Cette affaire, à travers les violences policières subies injustement par ce jeune homme, met en exergue un problème bien plus large : un écho colonialiste qui tait son nom en Outre-Mer. Alors que le décès de Georges Floyd aux États-Unis a fait l’objet d’une grande mobilisation (réseaux sociaux, pétitions, médias), en France notamment, l’affaire Kéziah Nuissier fait l’objet … d’un silence assourdissant. Pourtant, l’affaire est plus que similaire. A une différence près : elle vient remettre en cause le système colonial français, à travers le scandale du chlordécone. Une vérité qui dérange, autant l’État français que la population de l’Hexagone qui aime fermer les yeux. Dont nous avions déjà parlé avec une activiste martiniquaise en mai dernier : « Globalement, si tu regardes la télé, on ne parle pas de nous en fait. On n’existe pas, on ne fait pas partie de la France. […] On est juste une vieille extrémité lointaine à laquelle on ne pense que pour passer ses vacances d’été ou de Noël, quand il fait un peu trop froid en France, ce n’est pas étonnant qu’on ne fasse pas partie de votre monde d’après. On n’a jamais fait partie de votre monde en fait ».
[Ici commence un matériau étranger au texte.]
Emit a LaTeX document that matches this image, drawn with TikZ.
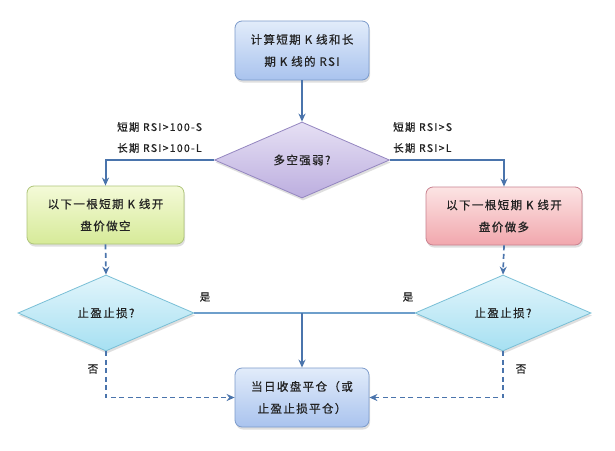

Kéziah reste cependant déterminé :
« Quoi qu’il arrive, je n’arrêterai jamais de lutter.. Notre lutte est légitime et tant que justice ne sera pas faite pour toutes les victimes du chlordécone, le combat continuera. Toute la nation française devrait ouvrir les yeux, parce que c’est l’une des plus grosses catastrophes sanitaires de ce siècle. Aux Antilles, elle nous tue tous un peu chaque jour. »
Afin d’aider la famille du jeune homme et, plus largement, de médiatiser cette affaire, Justice for Keziah a lancé une pétition, adressée au tribunal judiciaire de Fort-de-France. Une cagnotte a également été mise en place, pour financer l’ensemble des démarches liées à la défense de Kéziah.